### Task
Only the lines from the one containing "Write a LaTeX" through the one containing "(customers) at (400,401)" should be output, both ends included and exactly as they appear, minus any pictures.

Figure scripts
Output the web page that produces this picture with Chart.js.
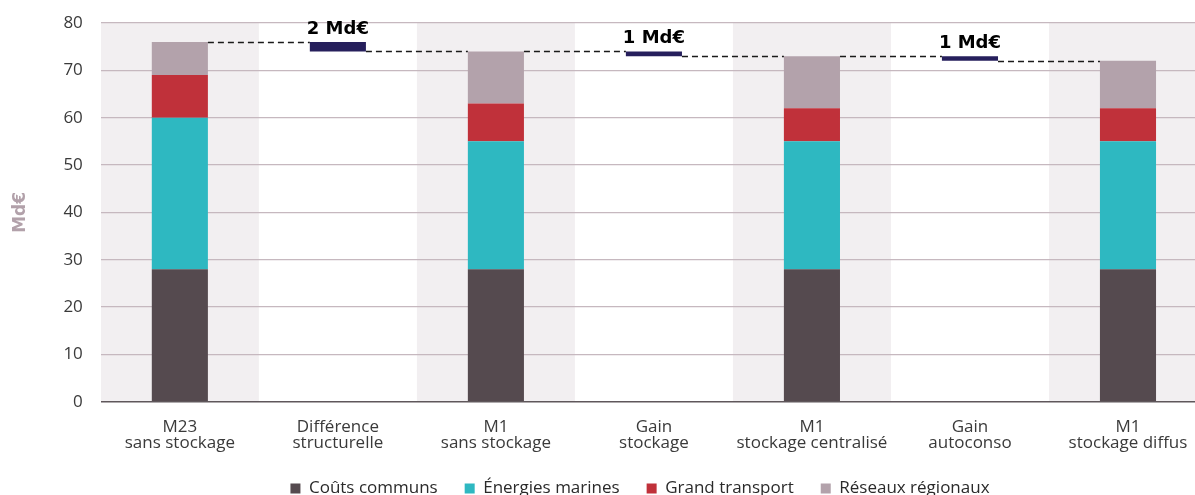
<!DOCTYPE html>
<html lang="fr">
<head>
<meta charset="utf-8">
<script src="https://cdn.jsdelivr.net/npm/chart.js@4.4.1/dist/chart.umd.min.js"></script>
<style>
  html, body { margin: 0; padding: 0; background: #ffffff; overflow: hidden; }
  #wrap { position: relative; width: 1210px; height: 495px; }
</style>
</head>
<body>
<div id="wrap"><canvas id="chart"></canvas></div>
<script>
// Scénarios (two-line axis labels)
const categories = [
  ["M23", "sans stockage"],
  ["Différence", "structurelle"],
  ["M1", "sans stockage"],
  ["Gain", "stockage"],
  ["M1", "stockage centralisé"],
  ["Gain", "autoconso"],
  ["M1", "stockage diffus"]
];

// Coûts de réseau par composante (Md€)
const coutsCommuns     = [28, null, 28, null, 28, null, 28];
const energiesMarines  = [32, null, 27, null, 27, null, 27];
const grandTransport   = [ 9, null,  8, null,  7, null,  7];
const reseauxRegionaux = [ 7, null, 11, null, 11, null, 10];

// Écarts entre scénarios : [bas, haut] (Md€)
const ecarts = [null, [74, 76], null, [73, 74], null, [72, 73], null];

const yMin = 0, yMax = 80, yStep = 10;

const FAMILY = "'Open Sans', 'DejaVu Sans', sans-serif";

// Shaded bands behind every other category
const bandsPlugin = {
  id: 'bands',
  beforeDraw(chart) {
    const { ctx, chartArea, scales: { x } } = chart;
    const w = (x.getPixelForValue(1) - x.getPixelForValue(0));
    ctx.save();
    ctx.beginPath();
    ctx.rect(chartArea.left, chartArea.top, chartArea.right - chartArea.left, chartArea.bottom - chartArea.top);
    ctx.clip();
    ctx.fillStyle = '#f2eff1';
    for (let i = 0; i < categories.length; i += 2) {
      const cx = x.getPixelForValue(i);
      ctx.fillRect(cx - w / 2, chartArea.top, w, chartArea.bottom - chartArea.top);
    }
    ctx.restore();
  }
};

// Dashed connectors between consecutive bars and labels on the gaps
const waterfallPlugin = {
  id: 'waterfall',
  afterDatasetsDraw(chart) {
    const { ctx, scales: { y } } = chart;
    const stackMeta = chart.getDatasetMeta(0);
    const gapMeta = chart.getDatasetMeta(4);
    const stacks = [coutsCommuns, energiesMarines, grandTransport, reseauxRegionaux];
    const levels = categories.map((_, i) => {
      if (ecarts[i]) return { from: ecarts[i][1], to: ecarts[i][0], el: gapMeta.data[i] };
      const total = stacks.reduce((s, arr) => s + (arr[i] || 0), 0);
      return { from: total, to: total, el: stackMeta.data[i] };
    });
    ctx.save();
    ctx.strokeStyle = '#1a1a1a';
    ctx.lineWidth = 1.3;
    ctx.setLineDash([6, 4]);
    for (let i = 0; i < levels.length - 1; i++) {
      const a = levels[i], b = levels[i + 1];
      const py = Math.round(y.getPixelForValue(a.to)) + 0.5;
      ctx.beginPath();
      ctx.moveTo(a.el.x + a.el.width / 2, py);
      ctx.lineTo(b.el.x - b.el.width / 2, py);
      ctx.stroke();
    }
    ctx.setLineDash([]);
    ctx.fillStyle = '#000000';
    ctx.font = "bold 18px 'DejaVu Sans', sans-serif";
    ctx.textAlign = 'center';
    ctx.textBaseline = 'alphabetic';
    ecarts.forEach((e, i) => {
      if (!e) return;
      const el = gapMeta.data[i];
      const top = y.getPixelForValue(e[1]);
      ctx.fillText((e[1] - e[0]) + ' Md€', el.x, top - 8);
    });
    ctx.restore();
  }
};

// Place the legend row under the axis labels
const legendPlacePlugin = {
  id: 'legendPlace',
  afterLayout(chart) {
    const lg = chart.legend;
    if (!lg) return;
    const dx = 640 - (lg.left + lg.right) / 2;
    const itemH = lg._itemHeight || 20;
    const pad = chart.options.plugins.legend.labels.padding;
    const newTop = 490 - pad - itemH / 2;
    const dy = newTop - lg.top;
    lg.left += dx; lg.right += dx;
    lg.top += dy; lg.bottom += dy;
  }
};

const common = { barPercentage: 0.355, categoryPercentage: 1.0, borderWidth: 0 };

new Chart(document.getElementById('chart'), {
  type: 'bar',
  data: {
    labels: categories,
    datasets: [
      { label: 'Coûts communs', data: coutsCommuns, backgroundColor: '#554a4f', stack: 's', ...common },
      { label: 'Énergies marines', data: energiesMarines, backgroundColor: '#2eb8c1', stack: 's', ...common },
      { label: 'Grand transport', data: grandTransport, backgroundColor: '#c0313a', stack: 's', ...common },
      { label: 'Réseaux régionaux', data: reseauxRegionaux, backgroundColor: '#b3a2ab', stack: 's', ...common },
      { label: 'Écart', data: ecarts, backgroundColor: '#261f5c', stack: 'e', grouped: false, ...common }
    ]
  },
  options: {
    responsive: true,
    maintainAspectRatio: false,
    animation: false,
    layout: { padding: { top: 23, right: 3, bottom: -27, left: 0 } },
    scales: {
      x: {
        stacked: true,
        grid: { display: false, drawTicks: false },
        border: { display: false },
        ticks: { color: '#3a3a3a', font: { family: FAMILY, size: 17, lineHeight: 0.95 }, padding: 17, maxRotation: 0, autoSkip: false }
      },
      y: {
        stacked: true,
        min: yMin, max: yMax,
        grid: {
          drawTicks: false,
          color: (c) => c.tick && c.tick.value === 0 ? '#5f575b' : '#c6b8bf',
          lineWidth: (c) => c.tick && c.tick.value === 0 ? 1.5 : 1.2
        },
        border: { display: false },
        ticks: { stepSize: yStep, color: '#3a3a3a', font: { family: FAMILY, size: 17, lineHeight: 0.5 }, padding: 18 },
        title: {
          display: true,
          text: 'Md€',
          color: '#b2a1aa',
          font: { family: "'DejaVu Sans', sans-serif", size: 17, weight: 'bold', lineHeight: 1.2 },
          padding: { top: 10, bottom: 15 }
        }
      }
    },
    plugins: {
      tooltip: { enabled: false },
      legend: {
        position: 'bottom',
        labels: {
          color: '#2a2a2a',
          font: { family: FAMILY, size: 17 },
          boxWidth: 10,
          boxHeight: 10,
          padding: 27,
          filter: (item) => item.datasetIndex < 4
        }
      }
    }
  },
  plugins: [bandsPlugin, waterfallPlugin, legendPlacePlugin]
});
</script>
</body>
</html>
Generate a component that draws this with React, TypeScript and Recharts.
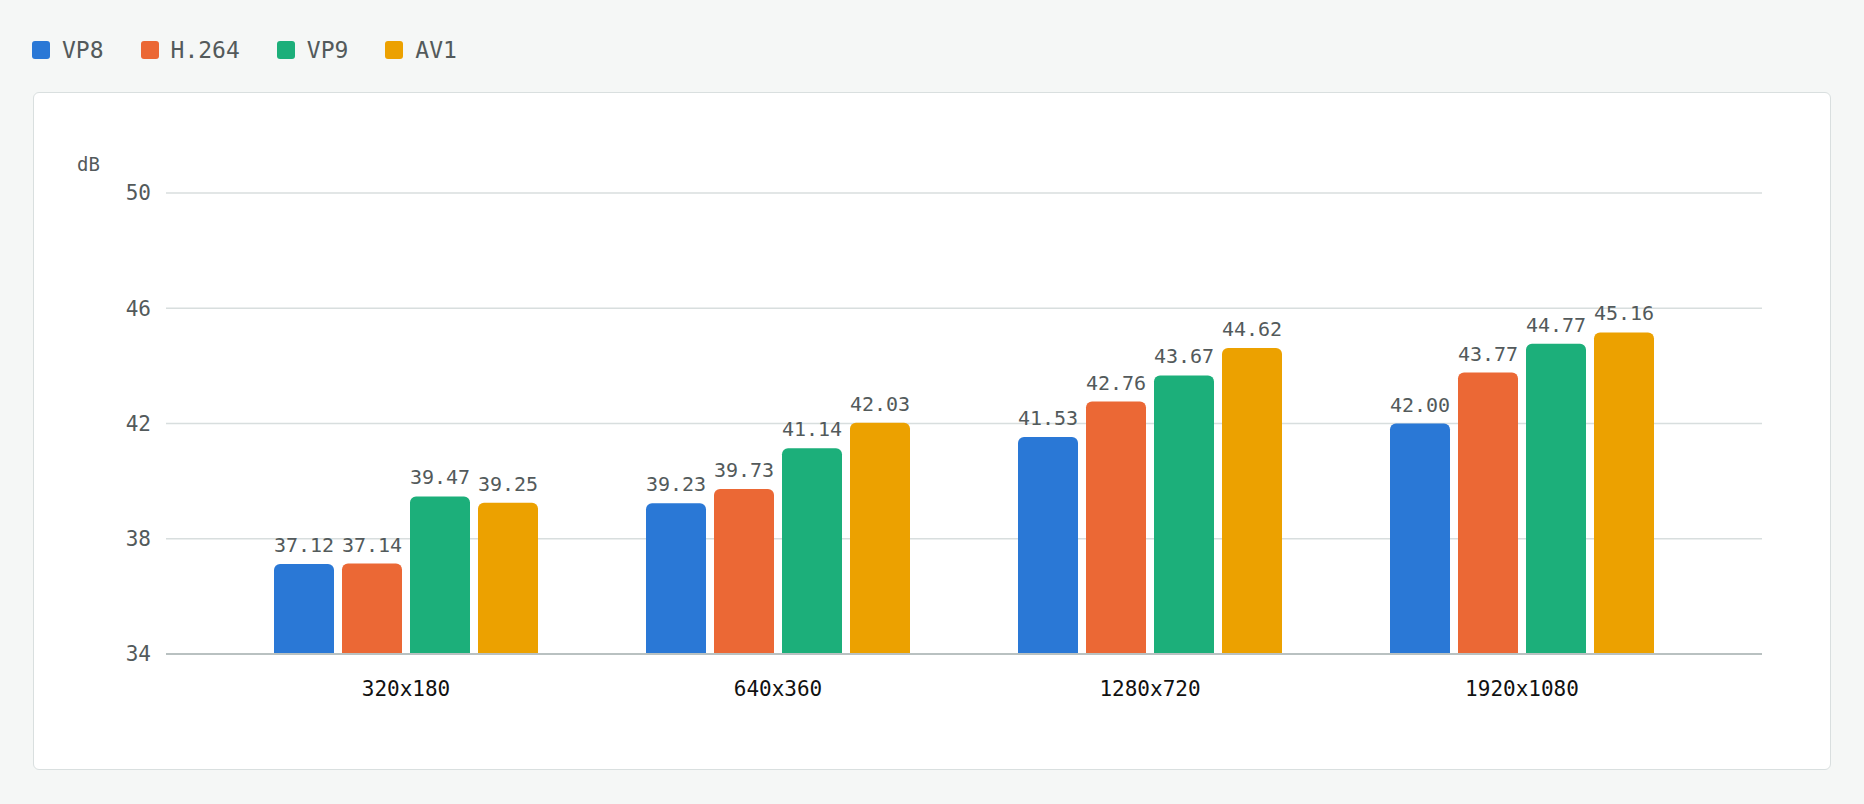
import { Bar, BarChart, CartesianGrid, LabelList, XAxis, YAxis } from "recharts";

const categories = ["320x180", "640x360", "1280x720", "1920x1080"];
const vp8 = [37.12, 39.23, 41.53, 42.0];
const h264 = [37.14, 39.73, 42.76, 43.77];
const vp9 = [39.47, 41.14, 43.67, 44.77];
const av1 = [39.25, 42.03, 44.62, 45.16];
const yTicks = [34, 38, 42, 46, 50];

const MONO = "'DejaVu Sans Mono', monospace";
const MUTED = "#535a5b";

const series = [
  { key: "vp8", name: "VP8", color: "#2a78d6", values: vp8 },
  { key: "h264", name: "H.264", color: "#eb6835", values: h264 },
  { key: "vp9", name: "VP9", color: "#1caf7a", values: vp9 },
  { key: "av1", name: "AV1", color: "#eca100", values: av1 },
];

const data = categories.map((name, i) => {
  const row: Record<string, string | number> = { name };
  series.forEach((s) => (row[s.key] = s.values[i]));
  return row;
});

function Legend() {
  return (
    <div style={{ position: "absolute", left: 32, top: 37, height: 26, display: "flex", alignItems: "center" }}>
      {series.map((s) => (
        <div key={s.key} style={{ display: "flex", alignItems: "center", marginRight: 37 }}>
          <span style={{ width: 18, height: 18, borderRadius: 3, background: s.color, marginRight: 12 }} />
          <span style={{ fontFamily: MONO, fontSize: 23, lineHeight: "26px", color: MUTED }}>{s.name}</span>
        </div>
      ))}
    </div>
  );
}

export default function App() {
  return (
    <div style={{ position: "absolute", left: 0, top: 0, width: 1864, height: 804, background: "#f5f7f6", overflow: "hidden" }}>
      <Legend />
      <div
        style={{
          position: "absolute",
          left: 33,
          top: 92,
          width: 1796,
          height: 676,
          background: "#fff",
          border: "1px solid #d9dfdf",
          borderRadius: 6,
        }}
      >
        <BarChart width={1796} height={676} data={data} margin={{ top: 100, right: 68, bottom: 0, left: 0 }} barSize={60} barGap={8}>
          <CartesianGrid vertical={false} stroke="#d8dede" strokeWidth={1.5} />
          <XAxis
            dataKey="name"
            height={115}
            padding={{ left: 54, right: 54 }}
            tickLine={false}
            tickMargin={21}
            axisLine={{ stroke: "#b9c1c1", strokeWidth: 2 }}
            tick={{ fill: "#111", fontSize: 21, fontFamily: MONO }}
          />
          <YAxis
            width={132}
            domain={[34, 50]}
            ticks={yTicks}
            allowDataOverflow
            axisLine={false}
            tickLine={false}
            tickMargin={9}
            tick={{ fill: MUTED, fontSize: 21, fontFamily: MONO }}
            label={{
              content: ({ viewBox }: any) => (
                <text x={viewBox.x + 43} y={viewBox.y - 22} fill={MUTED} fontSize={19} fontFamily={MONO}>
                  dB
                </text>
              ),
            }}
          />
          {series.map((s) => (
            <Bar key={s.key} dataKey={s.key} name={s.name} fill={s.color} radius={[6, 6, 0, 0]} isAnimationActive={false}>
              <LabelList
                dataKey={s.key}
                position="top"
                offset={12}
                fill={MUTED}
                fontSize={20}
                fontFamily={MONO}
                formatter={(v: any) => Number(v).toFixed(2)}
              />
            </Bar>
          ))}
        </BarChart>
      </div>
    </div>
  );
}
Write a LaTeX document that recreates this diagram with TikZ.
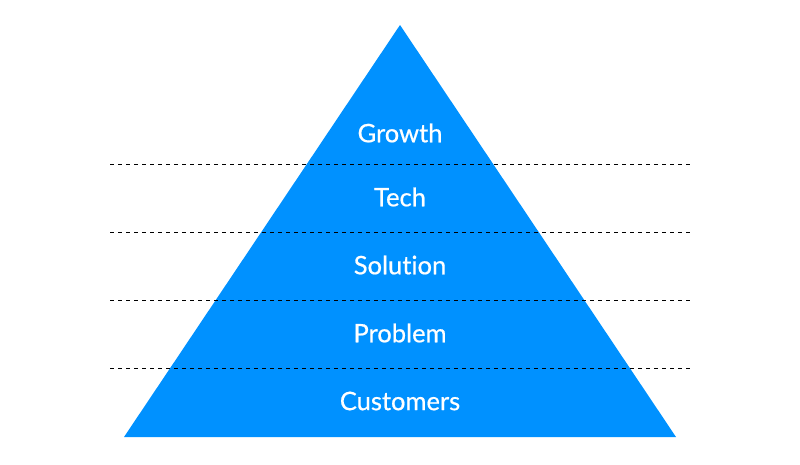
\documentclass[tikz,border=0pt]{standalone}
\usepackage{fontspec}
\setmainfont{Lato}[Ligatures=NoCommon, FakeBold=0.6]
\usepackage{tikz}
\usetikzlibrary{positioning}
\usepackage{xcolor}
\definecolor{pyblue}{RGB}{0,145,255}
\tikzstyle{layer} = [text=white, font=\fontsize{25.5}{28}\selectfont, inner sep=0pt]
\tikzstyle{divider} = [black, line width=0.9pt, dash pattern=on 4pt off 4pt]

\begin{document}
\begin{tikzpicture}[x=1pt, y=-1pt]
\useasboundingbox (0,0) rectangle (800,464);
% Pyramid
\fill[pyblue] (400,25) -- (676,437) -- (124,437) -- cycle;

% Layers
\node[layer] (growth) at (400,133) {Growth};
\node[layer] (tech) at (400,197) {Tech};
\node[layer] (solution) at (400,265) {Solution};
\node[layer] (problem) at (400,333) {Problem};
\node[layer] (customers) at (400,401) {Customers};

% Dividers
\coordinate (d1l) at (110,164); \coordinate (d1r) at (690,164);
\coordinate (d2l) at (110,232); \coordinate (d2r) at (690,232);
\coordinate (d3l) at (110,300); \coordinate (d3r) at (690,300);
\coordinate (d4l) at (110,368); \coordinate (d4r) at (690,368);
\draw[divider] (d1l) -- (d1r);
\draw[divider] (d2l) -- (d2r);
\draw[divider] (d3l) -- (d3r);
\draw[divider] (d4l) -- (d4r);
\end{tikzpicture}
\end{document}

### Complete answer
Write a LaTeX document that recreates this diagram with TikZ.
\documentclass[tikz,border=0pt]{standalone}
\usepackage{fontspec}
\setmainfont{Lato}[Ligatures=NoCommon, FakeBold=0.6]
\usepackage{tikz}
\usetikzlibrary{positioning}
\usepackage{xcolor}
\definecolor{pyblue}{RGB}{0,145,255}
\tikzstyle{layer} = [text=white, font=\fontsize{25.5}{28}\selectfont, inner sep=0pt]
\tikzstyle{divider} = [black, line width=0.9pt, dash pattern=on 4pt off 4pt]

\begin{document}
\begin{tikzpicture}[x=1pt, y=-1pt]
\useasboundingbox (0,0) rectangle (800,464);
% Pyramid
\fill[pyblue] (400,25) -- (676,437) -- (124,437) -- cycle;

% Layers
\node[layer] (growth) at (400,133) {Growth};
\node[layer] (tech) at (400,197) {Tech};
\node[layer] (solution) at (400,265) {Solution};
\node[layer] (problem) at (400,333) {Problem};
\node[layer] (customers) at (400,401) {Customers};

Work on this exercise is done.